A continuous random variable $X$ has probability density function,
$$f(x)=\begin{cases}\frac{3}{5}e^{-3x/5}, & x>0 \\ 0, & x\leq0\end{cases}$$
Then find the probability density function of $Y=3X+2$.
So I have difficulty in solving this problem. I am confuse about how to relate the density function of $X$ to that of $Y$. So I look up for hints, so the hint says replace $x$ by $\frac{y-2}{3}$ and transform the domain to $Y$. So the question is why this is true? What is the concept behind it. If anybody can explain this to me, it would be helpful to learn. Thanks.
Best Answer
The first thing you have to do is to find the support of the transformed random variable $Y,$ which is $(2, \infty).$ Then read in your text about transformation methods. Many texts discuss two.
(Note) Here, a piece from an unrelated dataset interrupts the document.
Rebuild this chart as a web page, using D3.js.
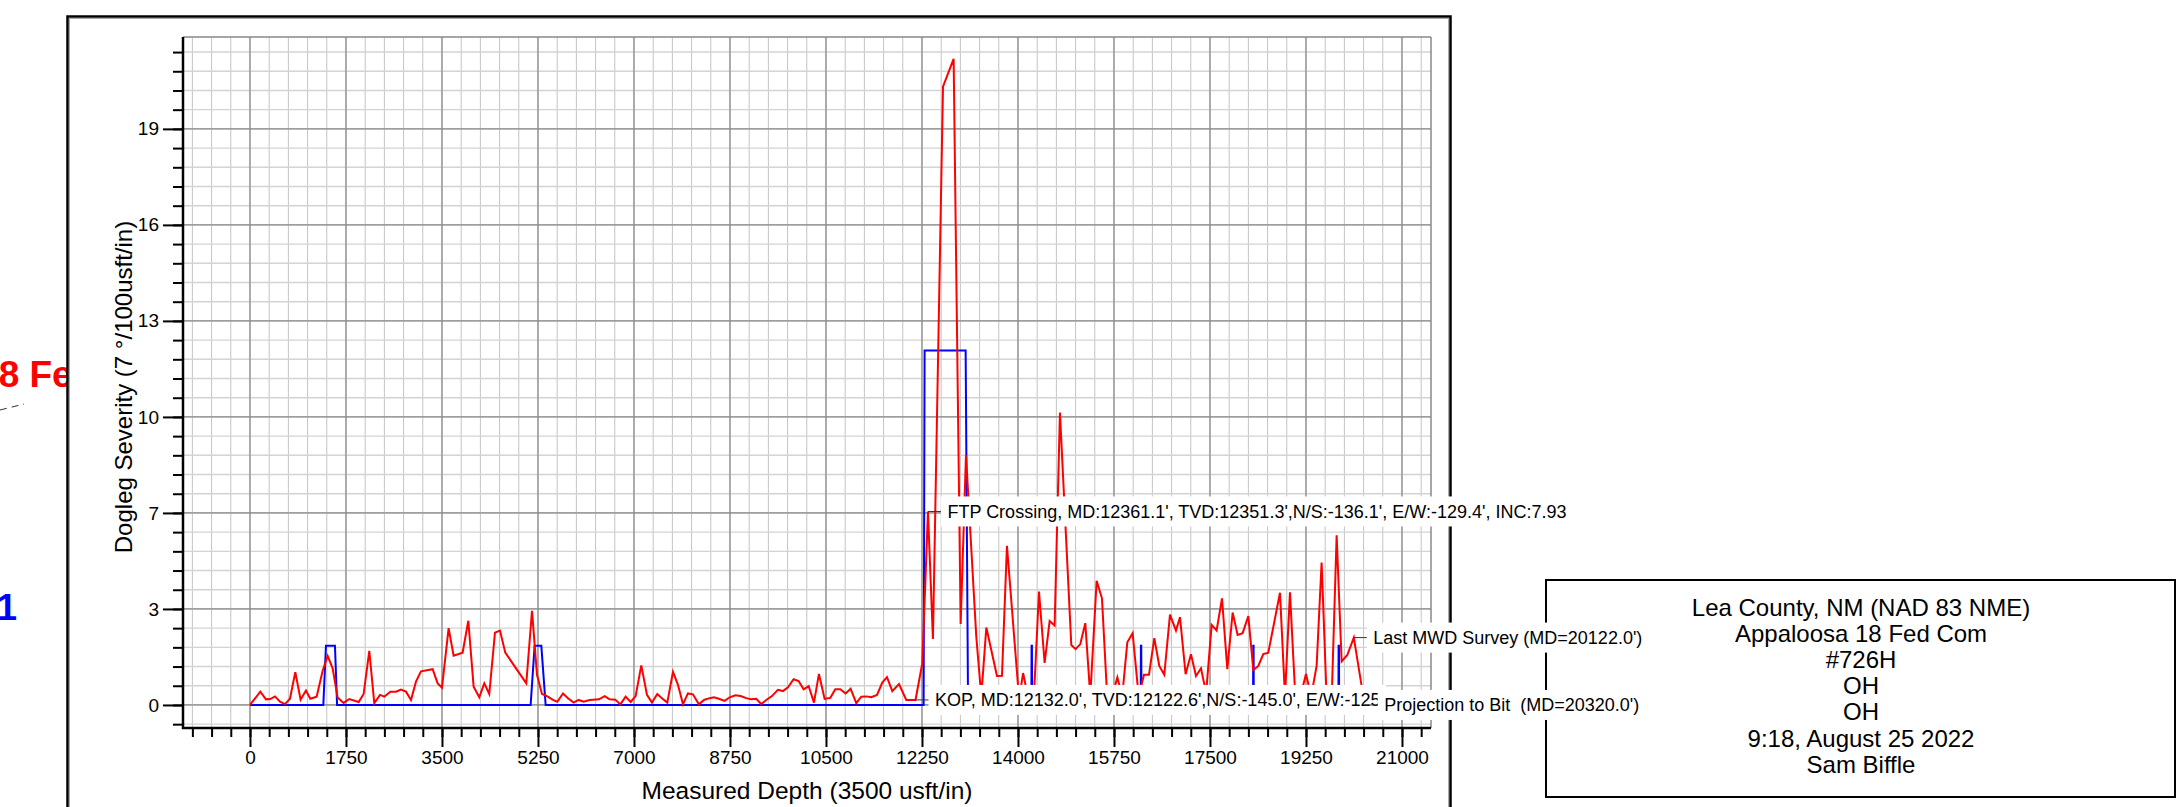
<!DOCTYPE html>
<html><head><meta charset="utf-8">
<script src="https://cdn.jsdelivr.net/npm/d3@7"></script>
<style>
body{margin:0;background:#fff;}
svg{display:block;font-family:"Liberation Sans",Arial,Helvetica,sans-serif;}
</style>
</head><body>
<svg id="chart" width="2178" height="807"></svg>
<script>
// ---- data ----
const surveyMD = [0,188,292,370,456,547,638,729,826,923,1020,1100,1215,1325,1416,1507,1598,1707,1810,1981,2072,2175,2266,2370,2449,2558,2661,2752,2844,2935,3026,3117,3330,3421,3500,3621,3712,3876,3980,4077,4180,4271,4362,4466,4557,4654,5037,5141,5232,5323,5414,5523,5602,5706,5797,5900,5991,6082,6191,6362,6465,6556,6660,6751,6848,6939,7030,7133,7237,7328,7425,7510,7607,7711,7802,7893,7984,8075,8184,8276,8379,8458,8561,8652,8744,8847,8944,9047,9138,9229,9320,9411,9515,9624,9715,9807,9910,10001,10093,10184,10281,10372,10475,10579,10670,10761,10858,10949,11052,11143,11234,11325,11430,11527,11612,11709,11831,11964,12132,12256,12359,12450,12633,12827,12955,13052,13240,13331,13423,13617,13708,13799,14020,14093,14190,14290,14383,14486,14577,14668,14765,14972,15051,15136,15227,15318,15434,15531,15628,15720,15811,15900,15993,16090,16200,16297,16388,16485,16576,16667,16771,16880,16953,17056,17153,17245,17336,17430,17530,17621,17719,17816,17913,18004,18095,18199,18290,18381,18472,18563,18776,18867,18958,19055,19150,19250,19345,19444,19535,19625,19720,19809,19900,20003,20122,20320];
const surveyDLS = [0,0.45,0.19,0.20,0.29,0.11,0.03,0.21,1.11,0.18,0.49,0.21,0.28,1.16,1.66,1.24,0.25,0.07,0.20,0.10,0.37,1.83,0.06,0.34,0.28,0.45,0.45,0.52,0.45,0.17,0.79,1.14,1.21,0.73,0.59,2.60,1.67,1.77,2.85,0.62,0.26,0.73,0.37,2.45,2.52,1.77,0.73,3.19,1.02,0.37,0.30,0.17,0.11,0.39,0.23,0.08,0.17,0.11,0.17,0.19,0.30,0.19,0.18,0.02,0.28,0.10,0.30,1.34,0.34,0.08,0.37,0.23,0.08,1.12,0.68,0.02,0.39,0.36,0.02,0.17,0.23,0.26,0.20,0.14,0.26,0.33,0.30,0.23,0.19,0.21,0.03,0.17,0.30,0.51,0.47,0.60,0.87,0.81,0.53,0.64,0.08,1.05,0.21,0.24,0.53,0.53,0.39,0.55,0.06,0.28,0.29,0.26,0.34,0.76,0.94,0.47,0.71,0.17,0.17,1.41,6.55,2.23,20.93,21.87,2.74,8.46,2.31,0.30,2.62,0.98,0.99,5.39,0.20,1.08,0.20,0.25,3.84,1.42,2.84,2.69,9.90,2.03,1.89,2.06,2.77,0.30,4.20,3.61,0.20,0.30,0.93,0.30,2.12,2.43,0.30,1.02,1.02,2.26,1.32,1.02,3.06,2.52,2.97,1.04,1.72,0.98,1.24,0.40,2.71,2.52,3.61,1.21,3.13,2.37,2.43,3.01,1.18,1.32,1.72,1.77,3.80,0.30,3.81,0.30,0.30,1.05,0.30,1.32,4.82,0.30,0.30,5.74,1.47,1.69,2.28,0.0];

const planMD  = [0,1337,1385,1549,1588,5116,5189,5311,5390,12280,12298,13046,13090,14244,14248,14254,14258,16237,16241,16247,16251,18285,18289,18295,18299,19841,19845,19851,19855,20320];
const planDLS = [0,0,2,2,0,0,2,2,0,0,12,12,0,0,2,2,0,0,2,2,0,0,2,2,0,0,2,2,0,0];

const xTickValues = [0,1750,3500,5250,7000,8750,10500,12250,14000,15750,17500,19250,21000];
const xTickLabels = ["0","1750","3500","5250","7000","8750","10500","12250","14000","15750","17500","19250","21000"];
const yTickValues = [0,3.25,6.5,9.75,13,16.25,19.5];
const yTickLabels = ["0","3","7","10","13","16","19"];

const xTitle = "Measured Depth (3500 usft/in)";
const yTitle = "Dogleg Severity (7 °/100usft/in)";

const annoText = [
  "KOP, MD:12132.0', TVD:12122.6',N/S:-145.0', E/W:-125",
  "FTP Crossing, MD:12361.1', TVD:12351.3',N/S:-136.1', E/W:-129.4', INC:7.93",
  "Last MWD Survey (MD=20122.0')",
  "Projection to Bit  (MD=20320.0')"
];
const annoMD  = [12132, 12359, 20122, 20320];
const annoDLS = [0.17, 6.55, 2.28, 0.0];

const titleLines = ["Lea County, NM (NAD 83 NME)","Appaloosa 18 Fed Com","#726H","OH","OH","9:18, August 25 2022","Sam Biffle"];
const wellName = "Appaloosa 18 Fed Com #726H";
const planName = "Plan #1";

// ---- drawing ----
const svg = d3.select("#chart");
const x = d3.scaleLinear().domain([-1221, 21529]).range([183, 1431]);
const y = d3.scaleLinear().domain([-0.78, 22.61]).range([728, 37]);
const [x0, x1] = x.range();
const [y0, y1] = y.range();

const defs = svg.append("defs");
defs.append("clipPath").attr("id","leftClip").append("rect").attr("x",0).attr("y",0).attr("width",67).attr("height",807);

// left cut-off texts
const wn = svg.append("g").attr("clip-path","url(#leftClip)");
const wt = wn.append("text").attr("y",387).attr("fill","#ff0000")
  .style("font-weight","bold").style("font-size","37px").text(wellName);
const pre = wt.node().getSubStringLength(0, wellName.indexOf("Fed"));
wt.attr("x", 29.5 - pre);
wn.append("line").attr("x1",0).attr("y1",410).attr("x2",24).attr("y2",404)
  .attr("stroke","#333").attr("stroke-width",1).attr("stroke-dasharray","7 5");
svg.append("text").attr("x",17).attr("y",620).attr("text-anchor","end").attr("fill","#0000ff")
  .style("font-weight","bold").style("font-size","37px").text(planName);

// outer frame
svg.append("rect").attr("x",69.5).attr("y",18.5).attr("width",1379).attr("height",820)
  .attr("fill","none").attr("stroke","#aaa").attr("stroke-width",1);
svg.append("rect").attr("x",67.5).attr("y",16.5).attr("width",1383).attr("height",820)
  .attr("fill","none").attr("stroke","#000").attr("stroke-width",2.5);

// title box
svg.append("rect").attr("x",1546).attr("y",580).attr("width",629).attr("height",217)
  .attr("fill","#fff").attr("stroke","#000").attr("stroke-width",2);
svg.append("g").selectAll("text").data(titleLines).join("text")
  .attr("x",1861).attr("y",(d,i)=>616 + i*26.1).attr("text-anchor","middle")
  .style("font-size","24px").attr("fill","#000").text(d=>d);

// grid
const grid = svg.append("g");
const minorX = d3.range(-3, 62).map(i=>i*350).filter(v=>v>x.domain()[0] && v<x.domain()[1]);
const minorY = d3.range(-1, 35).map(i=>i*0.65).filter(v=>v>y.domain()[0] && v<y.domain()[1]);
grid.selectAll(".mx").data(minorX).join("line")
  .attr("x1",d=>x(d)).attr("x2",d=>x(d)).attr("y1",y1).attr("y2",y0)
  .attr("stroke","#c4c4c4").attr("stroke-width",1);
grid.selectAll(".my").data(minorY).join("line")
  .attr("x1",x0).attr("x2",x1).attr("y1",d=>y(d)).attr("y2",d=>y(d))
  .attr("stroke","#d3d3d3").attr("stroke-width",1.4);
grid.selectAll(".Mx").data(xTickValues).join("line")
  .attr("x1",d=>x(d)).attr("x2",d=>x(d)).attr("y1",y1).attr("y2",y0)
  .attr("stroke","#888").attr("stroke-width",1.2);
grid.selectAll(".My").data(yTickValues).join("line")
  .attr("x1",x0).attr("x2",x1).attr("y1",d=>y(d)).attr("y2",d=>y(d))
  .attr("stroke","#888").attr("stroke-width",1.2);
// top & right plot border
grid.append("line").attr("x1",x0).attr("x2",x1).attr("y1",y1).attr("y2",y1).attr("stroke","#888").attr("stroke-width",1.5);
grid.append("line").attr("x1",x1).attr("x2",x1).attr("y1",y1).attr("y2",y0).attr("stroke","#888").attr("stroke-width",1.5);

// axes
const xMinorAxis = d3.axisBottom(x).tickValues(minorX).tickSize(9).tickFormat("");
const xMajorAxis = d3.axisBottom(x).tickValues(xTickValues).tickSize(19).tickPadding(6)
  .tickFormat((d,i)=>xTickLabels[i]);
const yMinorAxis = d3.axisLeft(y).tickValues(minorY).tickSize(10).tickFormat("");
const yMajorAxis = d3.axisLeft(y).tickValues(yTickValues).tickSize(20).tickPadding(4)
  .tickFormat((d,i)=>yTickLabels[i]);

function styleAxis(g){
  g.select(".domain").remove();
  g.selectAll(".tick line").attr("stroke","#000").attr("stroke-width",2);
  g.selectAll(".tick text").attr("fill","#000").style("font-size","19px")
   .style("font-family",'"Liberation Sans",Arial,sans-serif');
}
svg.append("g").attr("transform",`translate(0,${y0})`).call(xMinorAxis).call(styleAxis);
svg.append("g").attr("transform",`translate(0,${y0})`).call(xMajorAxis).call(styleAxis)
  .selectAll(".tick text").attr("dy","0.6em");
svg.append("g").attr("transform",`translate(${x0},0)`).call(yMinorAxis).call(styleAxis);
svg.append("g").attr("transform",`translate(${x0},0)`).call(yMajorAxis).call(styleAxis);
// axis lines
svg.append("line").attr("x1",x0).attr("x2",x0).attr("y1",y1).attr("y2",y0+1).attr("stroke","#000").attr("stroke-width",2.5);
svg.append("line").attr("x1",x0-1).attr("x2",x1).attr("y1",y0).attr("y2",y0).attr("stroke","#000").attr("stroke-width",2.5);

// axis titles
svg.append("text").attr("x",(x0+x1)/2).attr("y",799).attr("text-anchor","middle")
  .style("font-size","24.5px").attr("fill","#000").text(xTitle);
svg.append("text").attr("transform","translate(132,387) rotate(-90)").attr("text-anchor","middle")
  .style("font-size","24px").attr("fill","#000").text(yTitle);

// series
const line = d3.line().x(d=>x(d[0])).y(d=>y(d[1]));
svg.append("path").datum(planMD.map((m,i)=>[m,planDLS[i]])).attr("d",line)
  .attr("fill","none").attr("stroke","#0000ff").attr("stroke-width",2).attr("stroke-linejoin","miter");
svg.append("path").datum(surveyMD.map((m,i)=>[m,surveyDLS[i]])).attr("d",line)
  .attr("fill","none").attr("stroke","#ff0000").attr("stroke-width",2).attr("stroke-linejoin","miter");

// annotations
annoText.forEach((txt,i)=>{
  const px = x(annoMD[i]), py = y(annoDLS[i]);
  const g = svg.append("g");
  const r = g.append("rect").attr("x",px+13).attr("y",py-15).attr("height",30).attr("fill","#fff");
  g.append("line").attr("x1",px).attr("x2",px+13).attr("y1",py).attr("y2",py)
    .attr("stroke","#333").attr("stroke-width",1);
  const t = g.append("text").attr("x",px+19.5).attr("y",py).attr("dy","0.36em")
    .style("font-size","18px").style("white-space","pre").attr("fill","#000").text(txt);
  r.attr("width", t.node().getComputedTextLength()+12);
});
</script>
</body></html>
What is often called the CDF method finds the CDF of $Y$ as $$F_Y(y) = P(Y \le y) = P\left(X \le \frac{y-2}{3}\right),$$ for $y > 2.$ Then you need the formula for the CDF of $X,$ plug in $(y-2)/3)$ for $x$ and differentiate the CDF of $Y$ to get its PDF. (The Answer of @RonaldB has correctly started this.)
The second method for monotone transformations (increasing or decreasing) is to use $f_Y(y) = f_X(h^{-1}(y))|dh^{-1}/dy|,$ where $h^{-1}$ is the inverse of the transformation $y = h(x).$ (In this problem $\frac{dh^{-1}(y)}{dy} = 1/3.$) By multiplyiing by 3 in $Y = 3X + 2,$ you have 'stretched out' the distribution by a factor of 3, thus the constant needs to be adjusted to maintain the area under the density curve of $Y$ as unity.
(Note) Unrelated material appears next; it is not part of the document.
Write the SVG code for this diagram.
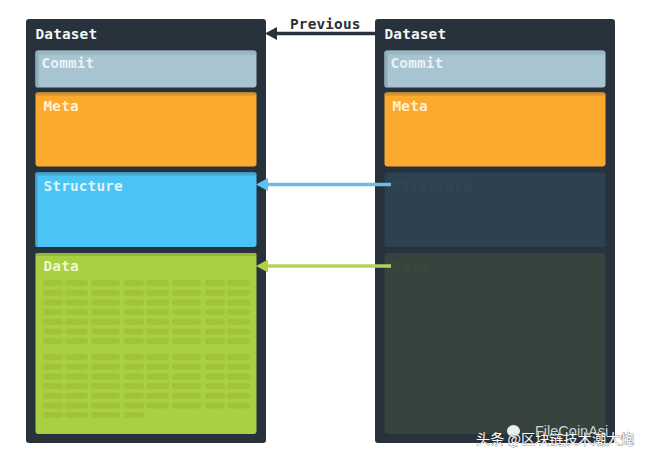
<svg xmlns="http://www.w3.org/2000/svg" width="646" height="461" viewBox="0 0 646 461">
<style>
.panel{fill:#28323d}
.t{font-family:"DejaVu Sans Mono","Liberation Mono",monospace;font-weight:700;font-size:14.4px;letter-spacing:.15px}
.w{fill:#f2f7f8}
.wm{font-family:"Noto Sans CJK SC","Noto Sans",sans-serif;font-size:14.200px;fill:#fff;stroke:#333;stroke-width:.5px;paint-order:stroke}
.conn{fill:none;stroke-width:3.5}
.c rect{fill:#9fc43a;rx:3px;height:6px}
</style>
<defs>
<g id="cells" class="c">
<rect x="43" width="20" y="0"/><rect x="65" width="23" y="0"/><rect x="91" width="29" y="0"/><rect x="124" width="20" y="0"/><rect x="146" width="23" y="0"/><rect x="172" width="29" y="0"/><rect x="205" width="20" y="0"/><rect x="227" width="23" y="0"/>
</g>
</defs>
<rect width="646" height="461" fill="#fff"/>

<g id="dataset-left">
<rect class="panel" x="26" y="19" width="240" height="424" rx="3"/>
<text class="t w" x="35.500" y="39">Dataset</text>
</g>
<g id="commit-left">
<rect x="35.500" y="50.500" width="221" height="37" rx="3" fill="#a7c4d0"/>
<path d="M38.500 50.500h215a3 3 0 0 1 3 3v1h-221v-1a3 3 0 0 1 3-3z" fill="#8fadb9" opacity=".6"/>
<rect x="35.500" y="50.500" width="3" height="37" rx="1.500" fill="#8fadb9"/>
<text class="t" x="41.500" y="68" fill="#e9f3f6">Commit</text>
</g>
<g id="meta-left">
<rect x="35.500" y="92.500" width="221" height="74" rx="3" fill="#fbaa2e"/>
<rect x="35.500" y="92.500" width="221" height="3" rx="1.500" fill="#d6922f"/>
<text class="t" x="43.500" y="111" fill="#fff1d2">Meta</text>
</g>
<g id="structure-left">
<rect x="35.500" y="172.500" width="221" height="74.500" rx="3" fill="#4cc3f5"/>
<rect x="35.500" y="172.500" width="221" height="3" rx="1.500" fill="#43a5d0"/>
<rect x="35.500" y="172.500" width="2" height="74.500" rx="1" fill="#43a5d0"/>
<text class="t" x="43.500" y="190.500" fill="#dff5fc">Structure</text>
</g>
<g id="data-left">
<rect x="35.500" y="253" width="221" height="181" rx="3" fill="#a9cf42"/>
<rect x="35.500" y="253" width="221" height="3" rx="1.500" fill="#94b63b"/>
<text class="t" x="43.500" y="271" fill="#eef9cc">Data</text>
<use href="#cells" y="280"/><use href="#cells" y="289.700"/><use href="#cells" y="299.400"/><use href="#cells" y="309"/><use href="#cells" y="318.700"/><use href="#cells" y="328.400"/><use href="#cells" y="338"/>
<use href="#cells" y="354"/><use href="#cells" y="363.700"/><use href="#cells" y="373.400"/><use href="#cells" y="383"/><use href="#cells" y="392.700"/><use href="#cells" y="402.400"/>
<g class="c"><rect x="43" width="20" y="412"/><rect x="65" width="23" y="412"/><rect x="91" width="29" y="412"/><rect x="124" width="20" y="412"/></g>
</g>

<g id="dataset-right">
<rect class="panel" x="375" y="19" width="240" height="424" rx="3"/>
<text class="t w" x="384.500" y="39">Dataset</text>
</g>
<g id="commit-right">
<rect x="384.500" y="50.500" width="221" height="37" rx="3" fill="#a7c4d0"/>
<path d="M387.500 50.500h215a3 3 0 0 1 3 3v1h-221v-1a3 3 0 0 1 3-3z" fill="#8fadb9" opacity=".6"/>
<rect x="384.500" y="50.500" width="3" height="37" rx="1.500" fill="#8fadb9"/>
<text class="t" x="390.500" y="68" fill="#e9f3f6">Commit</text>
</g>
<g id="meta-right">
<rect x="384.500" y="92.500" width="221" height="74" rx="3" fill="#fbaa2e"/>
<rect x="384.500" y="92.500" width="221" height="3" rx="1.500" fill="#d6922f"/>
<text class="t" x="392.500" y="111" fill="#fff1d2">Meta</text>
</g>
<g id="structure-right">
<rect x="384.500" y="172.500" width="221" height="74.500" rx="3" fill="#2d4150"/>
<text class="t" x="392.500" y="190.500" fill="#314656">Structure</text>
</g>
<g id="data-right">
<rect x="384.500" y="253" width="221" height="181" rx="3" fill="#36433c"/>
<text class="t" x="392.500" y="271" fill="#39473f">Data</text>
</g>

<g id="connectors">
<text class="t" x="290" y="29" fill="#2b2f36">Previous</text>
<path class="conn" stroke="#28323d" d="M375 33.500H275"/>
<path d="M265 33.500l12-6.500v13z" fill="#28323d"/>
<path class="conn" stroke="#6cbde6" d="M391 184.500H268"/>
<path d="M256 184.500l12-6.500v13z" fill="#5cc1f0"/>
<path class="conn" stroke="#b3d25a" d="M391 266H268"/>
<path d="M256 266l12-6.500v13z" fill="#aed044"/>
</g>

<g id="watermark">
<ellipse cx="513.500" cy="431" rx="6.500" ry="6" fill="#eef0f0"/>
<text x="535" y="436" font-family="Liberation Sans,sans-serif" font-size="14.500" fill="#cfd4d4">FileCoinAsi</text>
<text class="wm" x="476" y="444">头条 @区块链技术潮大炮</text>
</g>
</svg>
You should learn how to use both methods on this simple problem. You should get the PDF of $Y$ to be $f_Y(y) = .2e^{-.2(y-2)},$ for $y > 2$ (and $0$ otherwise).
In this problem $X \sim Exp(rate = 3/5),$ the exponential distribution with rate $\lambda = 3/5.$ See your text or Wikipedia
exponential distribution.Here is a simulation in R statistical software in which I have generated 100,000 realizations of $X \sim Exp(3/5),$ transformed them to get $Y = 3X + 2,$ made a histgram of the 100,000 $Y$'s and plotted the PDF of $Y$ through the histogram. (Limits on axes are the same in both panels to illustrate change in rate.)
The random variable $Y$ is sometimes said to have a 'delayed' exponential distribution.